- **Problem statement**: Look at the data below and print exactly the lines from its first line through the line with "médicale au forfait</text>"; the pictures stay out of the copy.

##### Dataset content

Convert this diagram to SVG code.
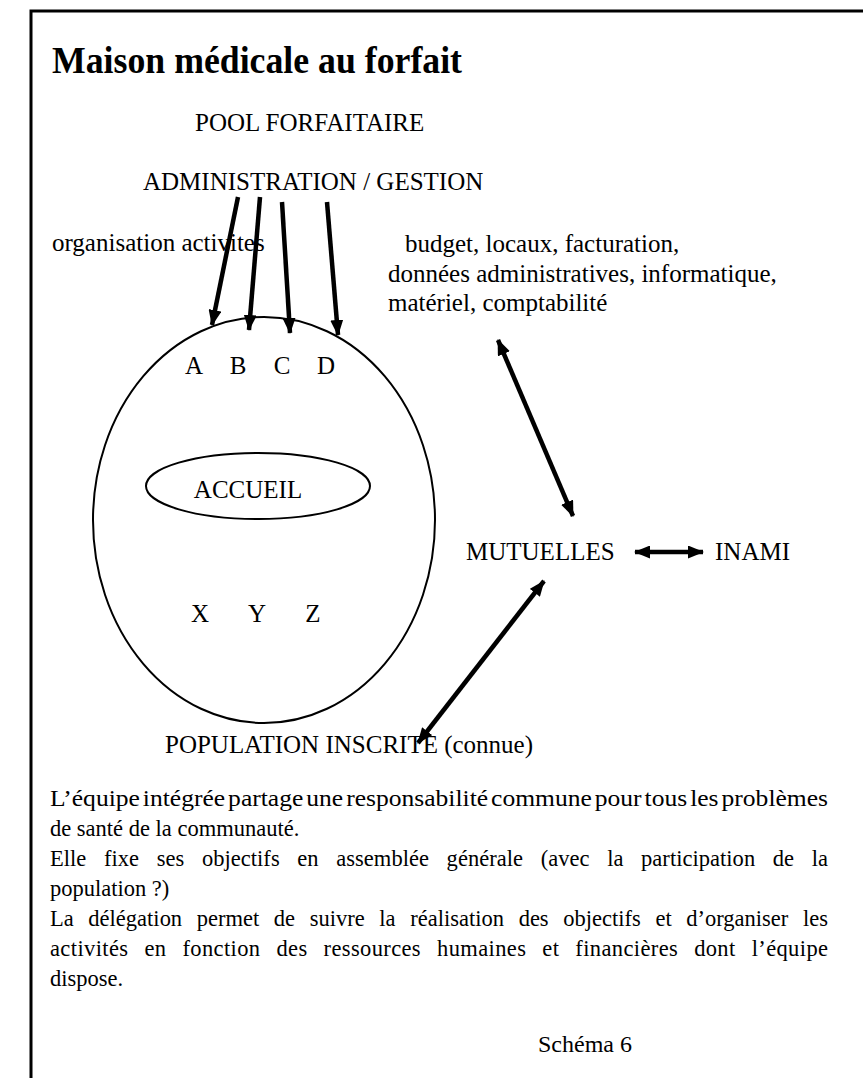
<svg xmlns="http://www.w3.org/2000/svg" width="863" height="1078" viewBox="0 0 863 1078">
  <style>
    text { font-family: "Liberation Serif", "Times New Roman", serif; fill: #000; }
    .title { font-size: 38px; font-weight: bold; }
    .lbl { font-size: 25px; }
    .body { font-size: 22.5px; }
    .arrow { stroke: #000; stroke-width: 4.5; fill: none; }
    .thin { stroke: #000; stroke-width: 2; fill: none; }
  </style>
  <defs>
    <marker id="head" viewBox="0 0 16 13" refX="15" refY="6.5" markerWidth="16" markerHeight="13" markerUnits="userSpaceOnUse" orient="auto-start-reverse">
      <path d="M0,0 L16,6.5 L0,13 z" fill="#000"/>
    </marker>
  </defs>

  <rect width="863" height="1078" fill="#fff"/>

  <!-- page frame: top and left rules only -->
  <path d="M31,1078 L31,11 L863,11" fill="none" stroke="#000" stroke-width="3"/>

  <text class="title" x="52" y="73" textLength="410" lengthAdjust="spacingAndGlyphs">Maison médicale au forfait</text>

  <g id="pool">
    <text class="lbl" x="195" y="131">POOL FORFAITAIRE</text>
  </g>
  <g id="administration">
    <text class="lbl" x="143" y="190">ADMINISTRATION / GESTION</text>
  </g>
  <g id="organisation">
    <text class="lbl" x="52" y="251">organisation activites</text>
  </g>
  <g id="gestion-taches">
    <text class="lbl" x="405" y="252">budget, locaux, facturation,</text>
    <text class="lbl" x="388" y="282">données administratives, informatique,</text>
    <text class="lbl" x="388" y="311">matériel, comptabilité</text>
  </g>

  <g id="equipe">
    <ellipse class="thin" cx="264" cy="520" rx="171" ry="203"/>
    <text class="lbl" x="194" y="374" text-anchor="middle">A</text>
    <text class="lbl" x="238" y="374" text-anchor="middle">B</text>
    <text class="lbl" x="282" y="374" text-anchor="middle">C</text>
    <text class="lbl" x="326" y="374" text-anchor="middle">D</text>
    <text class="lbl" x="200" y="622" text-anchor="middle">X</text>
    <text class="lbl" x="257" y="622" text-anchor="middle">Y</text>
    <text class="lbl" x="313" y="622" text-anchor="middle">Z</text>
  </g>
  <g id="accueil">
    <ellipse class="thin" cx="258" cy="486" rx="112" ry="33"/>
    <text class="lbl" x="248" y="498" text-anchor="middle">ACCUEIL</text>
  </g>

  <g id="mutuelles">
    <text class="lbl" x="466" y="560">MUTUELLES</text>
  </g>
  <g id="inami">
    <text class="lbl" x="715" y="560">INAMI</text>
  </g>
  <g id="population">
    <text class="lbl" x="165" y="753">POPULATION INSCRITE (connue)</text>
  </g>

  <g id="connectors">
    <line class="arrow" x1="238" y1="197" x2="212" y2="325" marker-end="url(#head)"/>
    <line class="arrow" x1="260" y1="197" x2="249" y2="330" marker-end="url(#head)"/>
    <line class="arrow" x1="282" y1="202" x2="290" y2="333" marker-end="url(#head)"/>
    <line class="arrow" x1="327" y1="202" x2="338" y2="335" marker-end="url(#head)"/>
    <line class="arrow" x1="498" y1="340" x2="573" y2="516" marker-start="url(#head)" marker-end="url(#head)"/>
    <line class="arrow" x1="635" y1="552" x2="703" y2="552" stroke-width="3.5" marker-start="url(#head)" marker-end="url(#head)"/>
    <line class="arrow" x1="544" y1="581" x2="418" y2="743" marker-start="url(#head)" marker-end="url(#head)"/>
  </g>

  <!-- justified paragraph: extra width goes into the word gaps -->
  <g id="commentaire">
    <text class="body" x="50" y="806" word-spacing="-3" textLength="778" lengthAdjust="spacingAndGlyphs">L’équipe intégrée partage une responsabilité commune pour tous les problèmes</text>
    <text class="body" x="50" y="836">de santé de la communauté.</text>
    <text class="body" x="50" y="866" word-spacing="12" textLength="778" lengthAdjust="spacing">Elle fixe ses objectifs en assemblée générale (avec la participation de la</text>
    <text class="body" x="50" y="896">population ?)</text>
    <text class="body" x="50" y="926" word-spacing="9" textLength="778" lengthAdjust="spacing">La délégation permet de suivre la réalisation des objectifs et d’organiser les</text>
    <text class="body" x="50" y="956" word-spacing="10" textLength="778" lengthAdjust="spacing">activités en fonction des ressources humaines et financières dont l’équipe</text>
    <text class="body" x="50" y="986">dispose.</text>
    <text class="body" x="538" y="1052" style="font-size:24px">Schéma 6</text>
  </g>
</svg>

##########

- **Expected output**:
Convert this diagram to SVG code.
<svg xmlns="http://www.w3.org/2000/svg" width="863" height="1078" viewBox="0 0 863 1078">
  <style>
    text { font-family: "Liberation Serif", "Times New Roman", serif; fill: #000; }
    .title { font-size: 38px; font-weight: bold; }
    .lbl { font-size: 25px; }
    .body { font-size: 22.5px; }
    .arrow { stroke: #000; stroke-width: 4.5; fill: none; }
    .thin { stroke: #000; stroke-width: 2; fill: none; }
  </style>
  <defs>
    <marker id="head" viewBox="0 0 16 13" refX="15" refY="6.5" markerWidth="16" markerHeight="13" markerUnits="userSpaceOnUse" orient="auto-start-reverse">
      <path d="M0,0 L16,6.5 L0,13 z" fill="#000"/>
    </marker>
  </defs>

  <rect width="863" height="1078" fill="#fff"/>

  <!-- page frame: top and left rules only -->
  <path d="M31,1078 L31,11 L863,11" fill="none" stroke="#000" stroke-width="3"/>

  <text class="title" x="52" y="73" textLength="410" lengthAdjust="spacingAndGlyphs">Maison médicale au forfait</text>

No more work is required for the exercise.